In New York, you don’t stumble upon a perfect picnic spot at a park behind a main thoroughfare like Beacon Street. Here, the Dudley Jazz Fest is a hidden gem, not a playground for Instagram influencers. There’s autumn in New York, but I think we can all agree nothing beats simultaneously wearing a flannel shirt and eating a cider donut in New England.

“But” is the word that drives New Yorkers back. I want to be able to take my pick of a jumble of different kebab houses in Queens. I’ve done the research — there is not one reliable place to buy tennis shoes in Boston. And I’ve never felt more like a superhero than I did while speeding down the FDR at night, winding under bridges and past a skyscraper pushing its light out of tiny windows like a needled water balloon.

My parents and I both spent our early twenties in Boston. These are the years of slipping on ice running for the bus and long walks home under blurry street lamps, of the heat and humidity of a party and the sudden relief of cold smoky air on a triple decker porch. I’d heard my parents' stories, and I felt as if they were beside me the entire time I lived here.

I had heard about my dad’s windowless basement apartment behind Symphony Hall, haunted by the sound of a depressed pianist pounding scales. But I felt I could remember it myself as my post-grad roommates filled our apartment with the sounds of machine gun fire from Call of Duty and football, day and night.

When I lost my silver watch — the last gift my beloved grandfather gave me — on the security line at Logan, my mom consoled me with a story about how robbers stole her late mother’s jewelry out of a Back Bay apartment when her death was still raw and senseless.

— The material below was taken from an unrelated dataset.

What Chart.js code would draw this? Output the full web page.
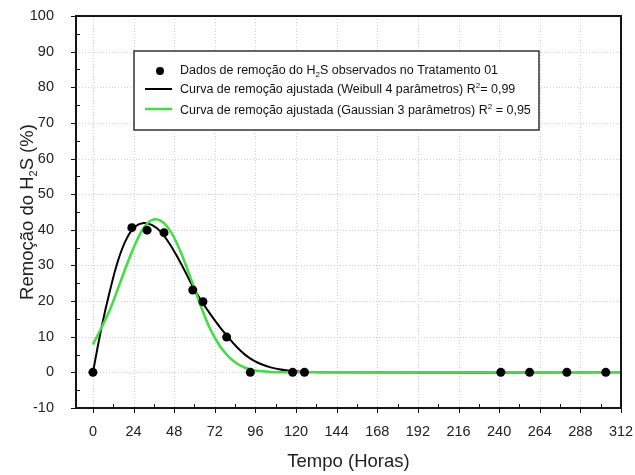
<!DOCTYPE html>
<html><head><meta charset="utf-8">
<script src="https://cdn.jsdelivr.net/npm/chart.js@4/dist/chart.umd.min.js"></script>
<style>html,body{margin:0;padding:0;background:#fff}#wrap{width:635px;height:475px;position:relative}</style>
</head><body><div id="wrap"><canvas id="c"></canvas></div>
<script>
// Observed data (Tratamento 01)
const obsTimes   = [0, 23, 32, 42, 59, 65, 79, 93, 118, 125, 241, 258, 280, 303];
const obsRemoval = [0, 40.6, 39.9, 39.2, 23.1, 19.8, 9.9, 0, 0, 0, 0, 0, 0, 0];

// Fitted curve: Weibull 4 parameters
const weibullTimes  = [0, 5, 10, 15, 20, 25, 30, 35, 40, 45, 50, 55, 60, 65, 70, 75, 80, 85, 90, 95, 100, 105, 110, 115, 120, 125, 130, 135, 140, 312];
const weibullValues = [0, 12.4, 22.8, 31.6, 37.6, 40.9, 41.9, 41.3, 39.5, 36.3, 32.3, 27.8, 23.2, 19.4, 15.9, 12.7, 9.8, 7.1, 4.9, 3.3, 2.2, 1.4, 0.85, 0.5, 0.28, 0.15, 0.07, 0.03, 0, 0];

// Fitted curve: Gaussian 3 parameters
const gaussTimes  = [0, 5, 10, 15, 20, 25, 30, 35, 40, 45, 50, 55, 60, 65, 70, 75, 80, 85, 90, 95, 100, 105, 110, 115, 120, 312];
const gaussValues = [7.8, 12.5, 17.6, 23.8, 30.2, 36.0, 40.6, 42.8, 42.6, 40.2, 35.8, 30.0, 23.5, 17.0, 11.5, 7.4, 4.5, 2.5, 1.3, 0.6, 0.3, 0.12, 0.05, 0.02, 0, 0];

const xTickValues = [0, 24, 48, 72, 96, 120, 144, 168, 192, 216, 240, 264, 288, 312];
const yTickValues = [-10, 0, 10, 20, 30, 40, 50, 60, 70, 80, 90, 100];
const xMinorValues = [12, 36, 60, 84, 108, 132, 156, 180, 204, 228, 252, 276, 300];
const yMinorValues = [-5, 5, 15, 25, 35, 45, 55, 65, 75, 85, 95];

const legendLabels = [
  [{t:'Dados de remoção do H'},{t:'2',sub:true},{t:'S observados no Tratamento 01'}],
  [{t:'Curva de remoção ajustada (Weibull 4 parâmetros) R'},{t:'2',sup:true},{t:'= 0,99'}],
  [{t:'Curva de remoção ajustada (Gaussian 3 parâmetros) R'},{t:'2',sup:true},{t:' = 0,95'}]
];
const yTitle = [{t:'Remoção do H'},{t:'2',sub:true},{t:'S (%)'}];
const xTitle = 'Tempo (Horas)';

const FONT = '"Liberation Sans", Arial, sans-serif';
const GREEN = 'rgb(64,222,64)';
Chart.defaults.font.family = FONT;

function pts(xs, ys){ return xs.map((x,i)=>({x:x, y:ys[i]})); }

function richWidth(ctx, parts, size){
  let w = 0;
  parts.forEach(p=>{ ctx.font = ((p.sub||p.sup)? Math.round(size*0.62):size)+'px '+FONT; w += ctx.measureText(p.t).width; });
  return w;
}
function drawRich(ctx, parts, x, y, size){
  ctx.textBaseline = 'middle'; ctx.textAlign = 'left';
  parts.forEach(p=>{
    let dy = 0, s = size;
    if (p.sub){ s = Math.round(size*0.62); dy = size*0.32; }
    if (p.sup){ s = Math.round(size*0.62); dy = -size*0.36; }
    ctx.font = s+'px '+FONT;
    ctx.fillText(p.t, x, y+dy);
    x += ctx.measureText(p.t).width;
  });
}

const decor = {
  id:'decor',
  beforeDatasetsDraw(chart){
    const {ctx, chartArea:a, scales:{x,y}} = chart;
    ctx.save();
    ctx.strokeStyle = '#cfcfcf'; ctx.lineWidth = 1; ctx.setLineDash([1,2]);
    xTickValues.forEach(v=>{ const px = Math.round(x.getPixelForValue(v))+0.5; ctx.beginPath(); ctx.moveTo(px,a.top); ctx.lineTo(px,a.bottom); ctx.stroke(); });
    yTickValues.forEach(v=>{ const py = Math.round(y.getPixelForValue(v))+0.5; ctx.beginPath(); ctx.moveTo(a.left,py); ctx.lineTo(a.right,py); ctx.stroke(); });
    ctx.restore();
  },
  afterDraw(chart){
    const {ctx, chartArea:a, scales:{x,y}} = chart;
    ctx.save();
    ctx.strokeStyle = '#111'; ctx.lineWidth = 1;
    xTickValues.forEach(v=>{ const px = Math.round(x.getPixelForValue(v))+0.5; ctx.beginPath(); ctx.moveTo(px,a.bottom); ctx.lineTo(px,a.bottom+5); ctx.stroke(); });
    yTickValues.forEach(v=>{ const py = Math.round(y.getPixelForValue(v))+0.5; ctx.beginPath(); ctx.moveTo(a.left-5,py); ctx.lineTo(a.left,py); ctx.stroke(); });
    xMinorValues.forEach(v=>{ const px = Math.round(x.getPixelForValue(v))+0.5; ctx.beginPath(); ctx.moveTo(px,a.bottom); ctx.lineTo(px,a.bottom-4); ctx.stroke(); });
    yMinorValues.forEach(v=>{ const py = Math.round(y.getPixelForValue(v))+0.5; ctx.beginPath(); ctx.moveTo(a.left,py); ctx.lineTo(a.left+4,py); ctx.stroke(); });
    ctx.lineWidth = 2; ctx.strokeStyle = '#151515';
    ctx.strokeRect(a.left, a.top, a.right-a.left, a.bottom-a.top);
    // legend
    const lx = a.left+58, ly = a.top+35, lw = 405, lh = 79;
    ctx.fillStyle = '#fff'; ctx.fillRect(lx, ly, lw, lh);
    ctx.lineWidth = 1.5; ctx.strokeStyle = '#333'; ctx.strokeRect(lx, ly, lw, lh);
    const rows = [ly+19, ly+38, ly+59];
    ctx.fillStyle = '#000';
    ctx.beginPath(); ctx.arc(lx+26, rows[0]+1, 4, 0, Math.PI*2); ctx.fill();
    ctx.lineWidth = 2; ctx.strokeStyle = '#000';
    ctx.beginPath(); ctx.moveTo(lx+11, rows[1]); ctx.lineTo(lx+38, rows[1]); ctx.stroke();
    ctx.lineWidth = 2.5; ctx.strokeStyle = GREEN;
    ctx.beginPath(); ctx.moveTo(lx+11, rows[2]-1); ctx.lineTo(lx+38, rows[2]-1); ctx.stroke();
    ctx.fillStyle = '#111';
    legendLabels.forEach((parts,i)=> drawRich(ctx, parts, lx+46, rows[i]+1, 12.5));
    // y title
    ctx.fillStyle = '#222';
    ctx.translate(28, (a.top+a.bottom)/2);
    ctx.rotate(-Math.PI/2);
    const w = richWidth(ctx, yTitle, 18.5);
    drawRich(ctx, yTitle, -w/2, 0, 18.5);
    ctx.restore();
  }
};

new Chart(document.getElementById('c'), {
  type:'scatter',
  data:{
    datasets:[
      {label:'obs', data:pts(obsTimes, obsRemoval), showLine:false, pointRadius:4.5, pointBackgroundColor:'#000', pointBorderColor:'#000', pointBorderWidth:0, order:0},
      {label:'gauss', data:pts(gaussTimes, gaussValues), showLine:true, pointRadius:0, borderColor:GREEN, borderWidth:2.5, tension:0.4, order:1},
      {label:'weibull', data:pts(weibullTimes, weibullValues), showLine:true, pointRadius:0, borderColor:'#000', borderWidth:2, tension:0.4, order:2}
    ]
  },
  options:{
    responsive:true, maintainAspectRatio:false, animation:false,
    layout:{padding:{left:14, top:16, right:14, bottom:0}},
    plugins:{legend:{display:false}, tooltip:{enabled:false}},
    scales:{
      x:{type:'linear', min:-10, max:312,
        afterBuildTicks(s){ s.ticks = xTickValues.map(v=>({value:v})); },
        afterFit(s){ s.height = 67; s.paddingLeft = 0; s.paddingRight = 0; },
        grid:{display:false}, border:{display:false},
        ticks:{color:'#222', font:{size:14.5}, padding:7, maxRotation:0, autoSkip:false},
        title:{display:true, text:xTitle, color:'#222', font:{size:18.5}, padding:{top:0, bottom:2}}
      },
      y:{type:'linear', min:-10, max:100,
        afterBuildTicks(s){ s.ticks = yTickValues.map(v=>({value:v})); },
        afterFit(s){ s.width = 62; s.paddingTop = 0; s.paddingBottom = 0; },
        grid:{display:false}, border:{display:false},
        ticks:{color:'#222', font:{size:14.5}, padding:14}
      }
    }
  },
  plugins:[decor]
});
</script></body></html>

During a huge snowstorm my junior year at Boston College, I schlepped from an off-campus apartment back to my dorm and could have sworn I saw my mom and dad through the flurries, carrying groceries back to their apartment in milk crates attached to rope, as if they were lugging penicillin through the Alaskan wilderness.

Their Boston stories are marked by a particular boldness and absurdity, the sparkly shenanigans of big young love in a small(ish) city. For my parents, these stories gave way to new ones once they went to New York: first apartment, marriage, kids.

I’m leaving Boston like they did, and now I understand I’m leaving more than the city behind. Through them, I see this time will never come again.